Cette analyse, très sommairement esquissée ici, a de quoi refroidir les plus courageuses ardeurs. Depuis Aristote et avec Castoriadis, on sait que la dimension politique de l’expérience humaine et sociale consiste dans la capacité et la volonté des « animaux politiques » que nous sommes d’instituer la forme de vie qui leur semble la meilleure et de juger le cours des choses à partir de cette référence. Mais on sait aussi que la mise en œuvre pratique de ce modèle dans un régime politique nécessite un abandon plus ou moins important de cette capacité collective à un gouvernement concret et forcément restreint.
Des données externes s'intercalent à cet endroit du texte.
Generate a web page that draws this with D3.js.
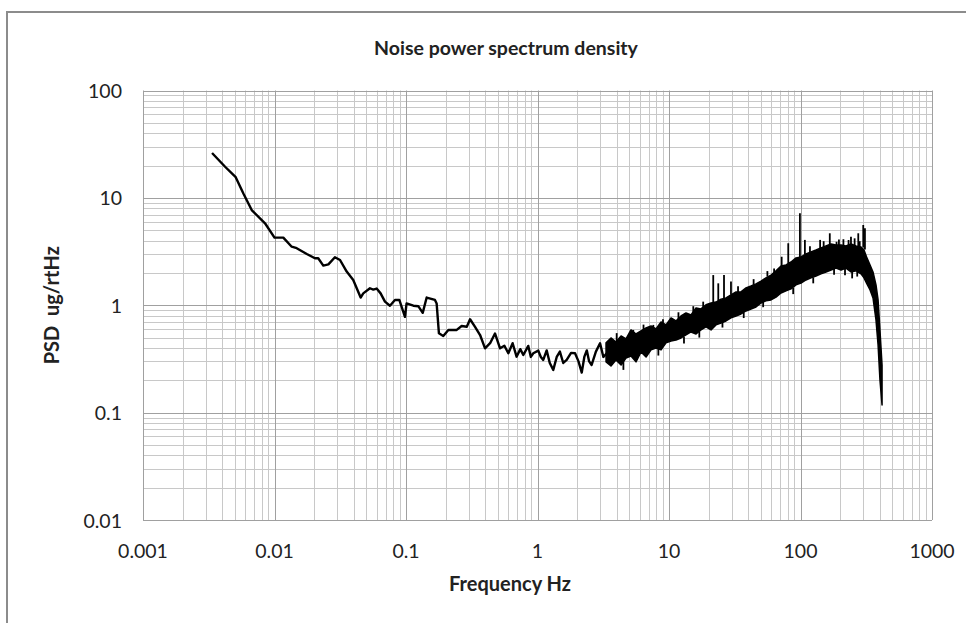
<html>
<head>
<meta charset="utf-8">
<title>Noise power spectrum density</title>
<style>
  body { margin: 0; background: #fff; }
  svg { display: block; }
  text { font-family: Lato, "Liberation Sans", sans-serif; fill: #222; }
</style>
<script src="https://d3js.org/d3.v7.min.js"></script>
</head>
<body>
<script>
// tick labels
var xTickLabels = ["0.001", "0.01", "0.1", "1", "10", "100", "1000"];
var yTickLabels = ["100", "10", "1", "0.1", "0.01"];

// thin part of the trace (Hz, ug/rtHz)
var traceFreq = [0.00335, 0.00421, 0.00507, 0.0058, 0.00671, 0.00847, 0.0100, 0.01167, 0.01352, 0.01475,
  0.0176, 0.0203, 0.0215, 0.0235, 0.0257, 0.0288, 0.0315, 0.0354, 0.0397, 0.0452,
  0.0473, 0.0532, 0.0564, 0.0598, 0.0641, 0.0692, 0.0755, 0.0824, 0.089, 0.0982,
  0.101, 0.1138, 0.124, 0.134, 0.1436, 0.166, 0.171, 0.178, 0.192, 0.210,
  0.243, 0.265, 0.290, 0.307, 0.335, 0.366, 0.399, 0.436, 0.475, 0.519,
  0.56, 0.600, 0.647, 0.693, 0.74, 0.780, 0.851, 0.89, 0.929, 1.014,
  1.06, 1.106, 1.174, 1.24, 1.318, 1.40, 1.48, 1.57, 1.667, 1.80,
  1.93, 2.05, 2.17, 2.27, 2.37, 2.47, 2.58, 2.78, 2.99, 3.17, 3.36];
var tracePsd = [26.2, 19.5, 15.6, 11.0, 7.7, 5.8, 4.26, 4.26, 3.51, 3.40,
  3.0, 2.74, 2.74, 2.34, 2.40, 2.80, 2.64, 2.06, 1.72, 1.18,
  1.29, 1.44, 1.40, 1.43, 1.29, 1.08, 0.99, 1.12, 1.12, 0.78,
  1.04, 0.99, 0.98, 0.85, 1.18, 1.12, 1.04, 0.548, 0.518, 0.589,
  0.589, 0.641, 0.63, 0.741, 0.63, 0.528, 0.397, 0.443, 0.546, 0.397,
  0.42, 0.357, 0.443, 0.332, 0.39, 0.344, 0.418, 0.33, 0.357, 0.378,
  0.33, 0.310, 0.38, 0.29, 0.250, 0.33, 0.37, 0.29, 0.31, 0.36,
  0.357, 0.30, 0.236, 0.33, 0.38, 0.30, 0.278, 0.37, 0.443, 0.33, 0.357];

// noisy band above ~3 Hz: lower and upper envelope
var bandFreq = [3.32, 3.62, 3.95, 4.32, 4.71, 5.14, 5.61, 6.13, 6.69, 7.30,
  7.96, 8.70, 9.49, 10.36, 11.30, 12.34, 13.47, 14.70, 16.05, 17.51,
  19.12, 20.87, 22.77, 24.86, 27.14, 29.62, 32.33, 35.28, 38.52, 42.04,
  45.88, 50.08, 54.65, 59.67, 65.13, 71.09, 77.59, 84.69, 92.44, 100.9,
  110.1, 120.2, 131.2, 143.2, 156.3, 170.6, 186.2, 203.3, 221.8, 242.1,
  264.3, 288.5, 304, 320, 338, 356, 375, 389, 402, 417];
var bandLo = [0.297, 0.272, 0.309, 0.278, 0.323, 0.337, 0.297, 0.367, 0.330, 0.384,
  0.400, 0.384, 0.446, 0.465, 0.475, 0.496, 0.529, 0.564, 0.540, 0.589,
  0.628, 0.589, 0.656, 0.684, 0.714, 0.762, 0.795, 0.830, 0.885, 0.924,
  0.964, 1.05, 1.10, 1.12, 1.19, 1.30, 1.36, 1.42, 1.55, 1.61,
  1.72, 1.80, 1.87, 1.96, 2.04, 2.13, 2.22, 2.13, 2.22, 2.04,
  2.09, 1.96, 1.80, 1.58, 1.39, 1.17, 0.730, 0.427, 0.202, 0.118];
var bandHi = [0.446, 0.496, 0.455, 0.518, 0.486, 0.589, 0.540, 0.576, 0.615, 0.642,
  0.602, 0.699, 0.656, 0.762, 0.714, 0.795, 0.848, 0.812, 0.944, 0.924,
  1.01, 1.05, 1.07, 1.14, 1.17, 1.25, 1.33, 1.33, 1.45, 1.51,
  1.58, 1.68, 1.80, 1.91, 2.09, 2.32, 2.37, 2.53, 2.76, 2.82,
  3.00, 3.14, 3.27, 3.42, 3.57, 3.72, 3.64, 3.64, 3.57, 3.72,
  3.57, 3.49, 3.27, 2.76, 2.37, 2.04, 1.55, 1.12, 0.589, 0.278];

// isolated spikes sticking out of the band (tip below base = dip)
var spikeFreq = [5.35, 7.6, 21.7, 23.7, 26.2, 29.6, 71.9, 80.7, 99, 108, 141, 167, 188, 212, 242, 275, 300, 309,
  4.0, 6.4, 9.0, 11.8, 15.3, 18.2, 33.5, 44, 56, 63, 118, 150, 196, 232, 258, 282,
  4.5, 8.3, 13.0, 17.0, 25.5, 37, 52, 88, 125, 180, 218, 247, 270];
var spikeBase = [0.52, 0.60, 1.05, 1.10, 1.15, 1.25, 2.30, 2.45, 2.80, 3.00, 3.35, 3.65, 3.60, 3.60, 3.70, 3.55, 3.45, 3.30,
  0.46, 0.56, 0.64, 0.74, 0.86, 0.94, 1.32, 1.55, 1.85, 1.95, 3.10, 3.45, 3.62, 3.62, 3.62, 3.50,
  0.30, 0.40, 0.51, 0.57, 0.70, 0.86, 1.08, 1.45, 1.82, 2.18, 2.18, 2.06, 2.05];
var spikePsd = [0.589, 0.656, 1.91, 1.60, 1.91, 1.66, 2.83, 3.78, 7.19, 4.06, 4.06, 4.68, 3.90, 4.12, 4.35, 4.68, 5.59, 5.20,
  0.55, 0.66, 0.74, 0.86, 0.98, 1.08, 1.50, 1.75, 2.08, 2.20, 3.55, 3.95, 4.10, 4.05, 4.20, 3.95,
  0.25, 0.34, 0.44, 0.50, 0.62, 0.76, 0.96, 1.27, 1.60, 1.92, 1.90, 1.78, 1.85];

var W = 966, H = 623;
var plot = {left: 143, right: 932, top: 90.5, bottom: 520};

var svg = d3.select("body").append("svg")
  .attr("width", W)
  .attr("height", H);

// outer chart border (right/bottom edges fall outside the picture)
svg.append("rect")
  .attr("x", 7).attr("y", 12)
  .attr("width", 1000).attr("height", 650)
  .attr("fill", "none")
  .attr("stroke", "#8c8c8c")
  .attr("stroke-width", 2);

var x = d3.scaleLog().domain([0.001, 1000]).range([plot.left, plot.right]);
var y = d3.scaleLog().domain([0.01, 100]).range([plot.bottom, plot.top]);

var crisp = v => Math.round(v) + 0.5;

// grid: minor lines at 2..9 in each decade, then majors on decades
var xDecades = xTickLabels.map(Number);
var yDecades = yTickLabels.map(Number);
var xMinor = [], yMinor = [];
xDecades.slice(0, -1).forEach(d => { for (var k = 2; k < 10; k++) xMinor.push(d * k); });
yDecades.slice(1).forEach(d => { for (var k = 2; k < 10; k++) yMinor.push(d * k); });

var grid = svg.append("g");
grid.selectAll(".xmin").data(xMinor).enter().append("line")
  .attr("x1", d => crisp(x(d))).attr("x2", d => crisp(x(d)))
  .attr("y1", plot.top).attr("y2", plot.bottom)
  .attr("stroke", "#c8c8c8");
grid.selectAll(".ymin").data(yMinor).enter().append("line")
  .attr("y1", d => crisp(y(d))).attr("y2", d => crisp(y(d)))
  .attr("x1", plot.left).attr("x2", plot.right)
  .attr("stroke", "#c8c8c8");
grid.selectAll(".xmaj").data(xDecades).enter().append("line")
  .attr("x1", d => crisp(x(d))).attr("x2", d => crisp(x(d)))
  .attr("y1", plot.top).attr("y2", plot.bottom)
  .attr("stroke", "#a0a0a0");
grid.selectAll(".ymaj").data(yDecades).enter().append("line")
  .attr("y1", d => crisp(y(d))).attr("y2", d => crisp(y(d)))
  .attr("x1", plot.left).attr("x2", plot.right)
  .attr("stroke", "#a0a0a0");

// tick labels
svg.selectAll(".xlab").data(xTickLabels).enter().append("text")
  .attr("x", d => x(+d))
  .attr("y", 558)
  .attr("text-anchor", "middle")
  .style("font-size", "19.5px")
  .text(d => d);
svg.selectAll(".ylab").data(yTickLabels).enter().append("text")
  .attr("x", 122)
  .attr("y", d => y(+d) + 7.5)
  .attr("text-anchor", "end")
  .style("font-size", "19.5px")
  .text(d => d);

// band
var band = bandFreq.map((f, i) => ({f: f, lo: bandLo[i], hi: bandHi[i]}));
svg.append("path")
  .datum(band)
  .attr("d", d3.area().x(d => x(d.f)).y0(d => y(d.lo)).y1(d => y(d.hi)))
  .attr("fill", "#000")
  .attr("stroke", "#000")
  .attr("stroke-width", 1.5)
  .attr("stroke-linejoin", "round");

// spikes
svg.selectAll(".spike").data(spikeFreq).enter().append("line")
  .attr("x1", d => x(d)).attr("x2", d => x(d))
  .attr("y1", (d, i) => y(spikeBase[i]))
  .attr("y2", (d, i) => y(spikePsd[i]))
  .attr("stroke", "#000")
  .attr("stroke-width", 1.8);

// trace
var trace = traceFreq.map((f, i) => [f, tracePsd[i]]);
svg.append("path")
  .datum(trace)
  .attr("d", d3.line().x(d => x(d[0])).y(d => y(d[1])))
  .attr("fill", "none")
  .attr("stroke", "#000")
  .attr("stroke-width", 2.4)
  .attr("stroke-linejoin", "round");

// titles
svg.append("text")
  .attr("x", 506).attr("y", 55)
  .attr("text-anchor", "middle")
  .style("font-size", "19.5px").style("font-weight", "bold")
  .text("Noise power spectrum density");
svg.append("text")
  .attr("x", 510).attr("y", 591)
  .attr("text-anchor", "middle")
  .style("font-size", "20px").style("font-weight", "bold")
  .text("Frequency Hz");
svg.append("text")
  .attr("transform", "translate(59," + ((plot.top + plot.bottom) / 2) + ") rotate(-90)")
  .attr("text-anchor", "middle")
  .style("font-size", "20px").style("font-weight", "bold")
  .style("white-space", "pre")
  .text("PSD  ug/rtHz");
</script>
</body>
</html>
Cette tension traverse tout particulièrement la démocratie qui, dans la pratique, est forcément moins un absolu qu’une activité permanente pour empêcher la confiscation du pouvoir ainsi que son abus par ceux qui le détiennent, moins un mode de gouvernement effectif de nos sociétés que l’horizon de sa critique, moins une réalité acquise que son invention perpétuelle.
Si, par nature, la démocratie est toujours en crise, le malaise a, à chaque époque, des ressorts particuliers. Aujourd’hui ils résident, pour une large part, dans la conscience que les institutions politiques ne recouvrent qu’une toute petite partie du politique au sens d’Aristote et de Castoriadis. Pour l’essentiel, le destin des sociétés se joue hors de portée du commun des mortels. Une seconde source du malaise est davantage à notre mesure : le sentiment qu’une partie de ceux qui occupent la scène politique et se voient confier des mandats publics les confisquent et s’y incrustent pour leur intérêt personnel. Récemment dénoncés, les mandats en sociétés bidons visant à éluder l’impôt, et les cumuls qu’ils permettent, n’en sont qu’un exemple. « Ce n’est pas illégal » protestent, à l’unisson, comme une rengaine, ceux qui s’y adonnent. Ils ne sont pas délinquants, en effet. Ils sont pires car, en dévoyant à leur profit les acquis et les institutions démocratiques, ils sapent bien plus efficacement la démocratie dans son crédit comme dans la justice et l’équité qu’elle promet.
Au moment où la Belgique, et singulièrement sa composante francophone, doit se redéfinir, le projet démocratique consiste à réhabiliter le politique, avec toute sa force créatrice, et à infirmer, dans les pratiques politiques et institutionnelles, toutes les raisons de dénigrer la politique.